Below are the records; extract from them the line containing "Rebuild this chart" to the line containing "[0, 12.5, 55.0];", both lines included, exactly and with no pictures.

*Collected data*.
-- Start --
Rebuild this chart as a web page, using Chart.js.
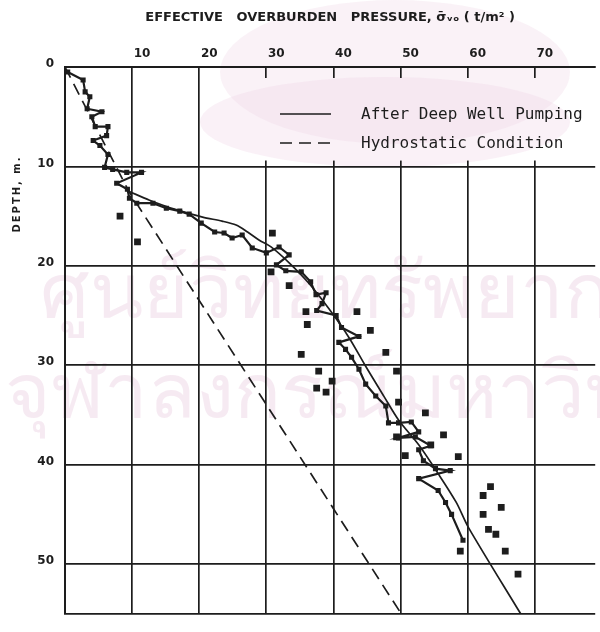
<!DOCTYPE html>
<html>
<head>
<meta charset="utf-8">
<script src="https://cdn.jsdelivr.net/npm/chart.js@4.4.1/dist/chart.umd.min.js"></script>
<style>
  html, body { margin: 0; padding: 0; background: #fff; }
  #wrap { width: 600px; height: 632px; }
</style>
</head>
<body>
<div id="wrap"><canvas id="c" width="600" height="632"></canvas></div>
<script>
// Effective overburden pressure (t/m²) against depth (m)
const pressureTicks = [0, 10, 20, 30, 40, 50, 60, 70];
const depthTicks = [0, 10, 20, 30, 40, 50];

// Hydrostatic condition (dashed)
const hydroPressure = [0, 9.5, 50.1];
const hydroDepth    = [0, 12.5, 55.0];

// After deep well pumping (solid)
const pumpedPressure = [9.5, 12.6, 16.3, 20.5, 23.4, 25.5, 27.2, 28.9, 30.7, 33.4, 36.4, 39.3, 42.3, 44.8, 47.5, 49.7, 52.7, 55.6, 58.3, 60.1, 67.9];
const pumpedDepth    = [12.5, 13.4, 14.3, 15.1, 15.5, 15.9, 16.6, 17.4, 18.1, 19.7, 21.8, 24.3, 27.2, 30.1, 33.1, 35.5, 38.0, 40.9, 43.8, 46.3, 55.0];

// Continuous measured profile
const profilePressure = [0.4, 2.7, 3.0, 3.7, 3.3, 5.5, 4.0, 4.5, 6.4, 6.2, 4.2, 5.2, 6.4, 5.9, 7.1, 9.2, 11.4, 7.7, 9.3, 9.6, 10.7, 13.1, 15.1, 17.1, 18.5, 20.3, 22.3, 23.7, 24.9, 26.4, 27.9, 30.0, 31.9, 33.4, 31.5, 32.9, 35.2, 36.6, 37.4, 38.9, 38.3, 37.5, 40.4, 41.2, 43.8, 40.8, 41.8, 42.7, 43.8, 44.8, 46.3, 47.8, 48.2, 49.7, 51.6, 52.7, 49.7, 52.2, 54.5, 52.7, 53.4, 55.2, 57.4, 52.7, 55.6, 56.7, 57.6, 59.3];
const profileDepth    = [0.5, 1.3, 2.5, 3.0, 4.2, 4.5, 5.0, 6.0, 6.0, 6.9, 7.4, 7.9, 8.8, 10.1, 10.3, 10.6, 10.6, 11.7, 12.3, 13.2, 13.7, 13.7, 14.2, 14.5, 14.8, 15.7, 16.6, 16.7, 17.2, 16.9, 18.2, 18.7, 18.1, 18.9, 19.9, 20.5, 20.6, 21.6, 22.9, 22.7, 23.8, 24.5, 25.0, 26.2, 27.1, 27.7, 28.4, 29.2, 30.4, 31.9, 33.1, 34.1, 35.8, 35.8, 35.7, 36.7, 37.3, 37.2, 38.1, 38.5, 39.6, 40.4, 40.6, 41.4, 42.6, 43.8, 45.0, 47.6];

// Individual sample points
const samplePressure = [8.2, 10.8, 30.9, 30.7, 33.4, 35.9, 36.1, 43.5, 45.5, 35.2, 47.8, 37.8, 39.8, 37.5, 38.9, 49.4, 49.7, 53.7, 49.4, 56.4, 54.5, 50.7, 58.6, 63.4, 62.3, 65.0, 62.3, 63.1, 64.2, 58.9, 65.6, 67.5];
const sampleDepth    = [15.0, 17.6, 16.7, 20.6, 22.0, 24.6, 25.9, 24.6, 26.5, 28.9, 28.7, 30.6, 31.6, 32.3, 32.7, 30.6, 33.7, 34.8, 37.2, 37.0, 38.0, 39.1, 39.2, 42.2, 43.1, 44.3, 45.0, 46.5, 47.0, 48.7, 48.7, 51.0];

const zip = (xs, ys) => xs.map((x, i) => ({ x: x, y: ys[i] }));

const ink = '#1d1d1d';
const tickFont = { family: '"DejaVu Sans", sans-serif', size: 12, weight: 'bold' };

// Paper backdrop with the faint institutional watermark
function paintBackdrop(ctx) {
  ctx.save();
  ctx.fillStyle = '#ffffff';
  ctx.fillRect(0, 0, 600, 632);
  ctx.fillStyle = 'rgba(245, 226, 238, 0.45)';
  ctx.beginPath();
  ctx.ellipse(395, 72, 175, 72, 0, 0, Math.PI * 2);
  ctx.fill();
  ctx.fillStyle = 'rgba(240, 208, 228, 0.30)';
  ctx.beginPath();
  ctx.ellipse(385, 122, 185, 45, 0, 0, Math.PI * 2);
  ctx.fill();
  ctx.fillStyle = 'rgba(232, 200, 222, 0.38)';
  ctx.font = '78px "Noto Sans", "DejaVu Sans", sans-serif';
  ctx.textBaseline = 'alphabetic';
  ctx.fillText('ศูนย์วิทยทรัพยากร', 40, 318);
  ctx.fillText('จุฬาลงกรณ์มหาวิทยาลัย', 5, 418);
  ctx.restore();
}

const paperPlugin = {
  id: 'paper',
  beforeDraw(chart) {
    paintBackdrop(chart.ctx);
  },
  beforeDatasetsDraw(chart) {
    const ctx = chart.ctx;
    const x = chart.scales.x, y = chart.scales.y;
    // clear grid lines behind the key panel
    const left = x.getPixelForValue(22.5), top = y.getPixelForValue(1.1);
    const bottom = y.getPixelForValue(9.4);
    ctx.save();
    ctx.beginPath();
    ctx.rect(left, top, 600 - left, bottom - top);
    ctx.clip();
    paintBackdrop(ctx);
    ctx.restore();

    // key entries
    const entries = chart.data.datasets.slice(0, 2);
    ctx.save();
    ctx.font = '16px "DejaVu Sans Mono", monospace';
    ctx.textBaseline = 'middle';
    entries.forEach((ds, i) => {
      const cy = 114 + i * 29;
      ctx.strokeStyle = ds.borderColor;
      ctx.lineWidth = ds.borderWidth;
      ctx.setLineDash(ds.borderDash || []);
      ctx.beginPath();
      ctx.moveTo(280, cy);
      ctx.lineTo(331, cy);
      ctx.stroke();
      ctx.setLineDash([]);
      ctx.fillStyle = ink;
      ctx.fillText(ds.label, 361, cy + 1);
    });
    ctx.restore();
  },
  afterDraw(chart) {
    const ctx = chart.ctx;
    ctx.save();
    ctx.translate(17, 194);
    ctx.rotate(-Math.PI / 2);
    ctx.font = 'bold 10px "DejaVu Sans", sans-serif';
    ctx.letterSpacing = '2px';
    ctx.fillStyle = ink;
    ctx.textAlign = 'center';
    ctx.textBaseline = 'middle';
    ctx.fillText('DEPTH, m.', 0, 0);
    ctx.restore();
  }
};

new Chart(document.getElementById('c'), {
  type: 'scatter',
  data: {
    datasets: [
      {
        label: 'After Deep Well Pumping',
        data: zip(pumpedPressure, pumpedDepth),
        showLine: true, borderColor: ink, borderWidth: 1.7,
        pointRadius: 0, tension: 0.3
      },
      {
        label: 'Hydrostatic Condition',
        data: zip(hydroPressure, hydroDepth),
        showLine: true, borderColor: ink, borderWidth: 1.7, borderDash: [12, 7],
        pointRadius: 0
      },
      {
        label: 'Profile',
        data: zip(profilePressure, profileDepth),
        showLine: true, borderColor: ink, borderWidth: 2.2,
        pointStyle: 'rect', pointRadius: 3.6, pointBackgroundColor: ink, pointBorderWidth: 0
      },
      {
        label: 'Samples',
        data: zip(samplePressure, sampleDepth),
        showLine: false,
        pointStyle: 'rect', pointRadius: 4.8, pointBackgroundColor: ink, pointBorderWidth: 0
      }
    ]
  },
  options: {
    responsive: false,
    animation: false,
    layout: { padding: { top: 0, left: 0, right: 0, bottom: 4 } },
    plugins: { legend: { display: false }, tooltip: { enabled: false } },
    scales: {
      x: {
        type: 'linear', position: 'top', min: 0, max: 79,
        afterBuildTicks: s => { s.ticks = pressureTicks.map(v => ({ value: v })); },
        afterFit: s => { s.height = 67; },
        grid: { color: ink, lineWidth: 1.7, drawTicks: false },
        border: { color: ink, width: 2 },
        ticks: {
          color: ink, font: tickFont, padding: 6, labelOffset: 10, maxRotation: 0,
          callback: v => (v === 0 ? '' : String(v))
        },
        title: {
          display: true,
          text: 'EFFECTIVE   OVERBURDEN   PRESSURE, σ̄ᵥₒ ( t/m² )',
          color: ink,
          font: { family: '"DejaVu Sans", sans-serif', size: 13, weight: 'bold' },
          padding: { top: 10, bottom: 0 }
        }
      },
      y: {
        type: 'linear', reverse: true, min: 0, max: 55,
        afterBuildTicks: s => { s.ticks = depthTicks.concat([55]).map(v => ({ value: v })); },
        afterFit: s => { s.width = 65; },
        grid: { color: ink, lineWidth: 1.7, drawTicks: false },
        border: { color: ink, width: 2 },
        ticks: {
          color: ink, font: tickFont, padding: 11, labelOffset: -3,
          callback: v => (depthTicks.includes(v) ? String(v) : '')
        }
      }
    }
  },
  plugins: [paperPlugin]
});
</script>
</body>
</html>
-- End --
-- Start --
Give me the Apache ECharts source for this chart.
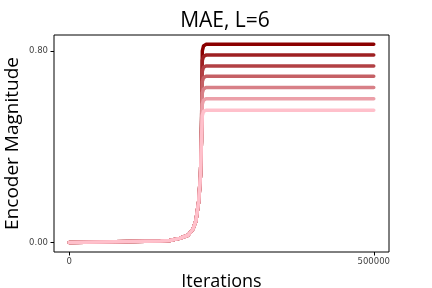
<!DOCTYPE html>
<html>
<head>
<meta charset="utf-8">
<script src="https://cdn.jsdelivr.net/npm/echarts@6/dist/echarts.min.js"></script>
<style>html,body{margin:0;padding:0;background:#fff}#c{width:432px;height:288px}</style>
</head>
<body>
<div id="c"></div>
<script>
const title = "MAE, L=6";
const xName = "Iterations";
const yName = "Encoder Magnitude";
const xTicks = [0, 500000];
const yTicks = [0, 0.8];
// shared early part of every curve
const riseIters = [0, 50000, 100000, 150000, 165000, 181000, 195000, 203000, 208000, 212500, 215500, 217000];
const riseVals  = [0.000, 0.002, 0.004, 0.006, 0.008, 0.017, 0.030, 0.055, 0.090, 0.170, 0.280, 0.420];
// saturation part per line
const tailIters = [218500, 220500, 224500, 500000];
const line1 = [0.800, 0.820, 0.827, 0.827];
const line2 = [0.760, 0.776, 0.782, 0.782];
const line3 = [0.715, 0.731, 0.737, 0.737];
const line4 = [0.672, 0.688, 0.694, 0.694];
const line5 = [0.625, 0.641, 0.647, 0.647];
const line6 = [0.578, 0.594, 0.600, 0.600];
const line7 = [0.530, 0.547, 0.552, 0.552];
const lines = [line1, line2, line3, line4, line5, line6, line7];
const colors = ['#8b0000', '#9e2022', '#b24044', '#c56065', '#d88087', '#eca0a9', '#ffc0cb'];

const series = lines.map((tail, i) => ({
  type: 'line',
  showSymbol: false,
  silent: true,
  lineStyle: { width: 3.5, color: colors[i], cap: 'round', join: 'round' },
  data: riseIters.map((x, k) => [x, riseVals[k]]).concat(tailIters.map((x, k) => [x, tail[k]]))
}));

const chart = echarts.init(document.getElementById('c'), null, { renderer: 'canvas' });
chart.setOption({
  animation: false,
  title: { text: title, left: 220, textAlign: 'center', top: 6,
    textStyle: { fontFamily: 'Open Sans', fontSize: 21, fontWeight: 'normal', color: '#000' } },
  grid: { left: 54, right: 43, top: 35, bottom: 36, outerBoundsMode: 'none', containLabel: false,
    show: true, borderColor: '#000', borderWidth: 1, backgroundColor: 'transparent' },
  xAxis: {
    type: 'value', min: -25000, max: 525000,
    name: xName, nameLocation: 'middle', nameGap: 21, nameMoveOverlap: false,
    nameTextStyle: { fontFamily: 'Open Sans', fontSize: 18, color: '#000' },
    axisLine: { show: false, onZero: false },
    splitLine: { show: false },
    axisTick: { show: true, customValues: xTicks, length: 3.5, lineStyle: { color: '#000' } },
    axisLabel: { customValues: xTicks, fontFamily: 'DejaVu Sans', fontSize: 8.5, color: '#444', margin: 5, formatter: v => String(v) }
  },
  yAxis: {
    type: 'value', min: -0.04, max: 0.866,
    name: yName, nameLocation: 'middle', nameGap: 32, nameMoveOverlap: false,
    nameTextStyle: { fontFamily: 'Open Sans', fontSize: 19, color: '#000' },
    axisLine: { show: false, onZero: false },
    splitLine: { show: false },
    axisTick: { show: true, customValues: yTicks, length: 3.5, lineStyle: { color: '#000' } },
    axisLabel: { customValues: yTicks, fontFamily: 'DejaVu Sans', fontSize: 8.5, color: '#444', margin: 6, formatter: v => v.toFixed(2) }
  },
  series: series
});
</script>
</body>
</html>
-- End --
*WRITTEN REPLY*.
Rebuild this chart as a web page, using Chart.js.
<!DOCTYPE html>
<html>
<head>
<meta charset="utf-8">
<script src="https://cdn.jsdelivr.net/npm/chart.js@4.4.1/dist/chart.umd.min.js"></script>
<style>
  html, body { margin: 0; padding: 0; background: #fff; }
  #wrap { width: 600px; height: 632px; }
</style>
</head>
<body>
<div id="wrap"><canvas id="c" width="600" height="632"></canvas></div>
<script>
// Effective overburden pressure (t/m²) against depth (m)
const pressureTicks = [0, 10, 20, 30, 40, 50, 60, 70];
const depthTicks = [0, 10, 20, 30, 40, 50];

// Hydrostatic condition (dashed)
const hydroPressure = [0, 9.5, 50.1];
const hydroDepth    = [0, 12.5, 55.0];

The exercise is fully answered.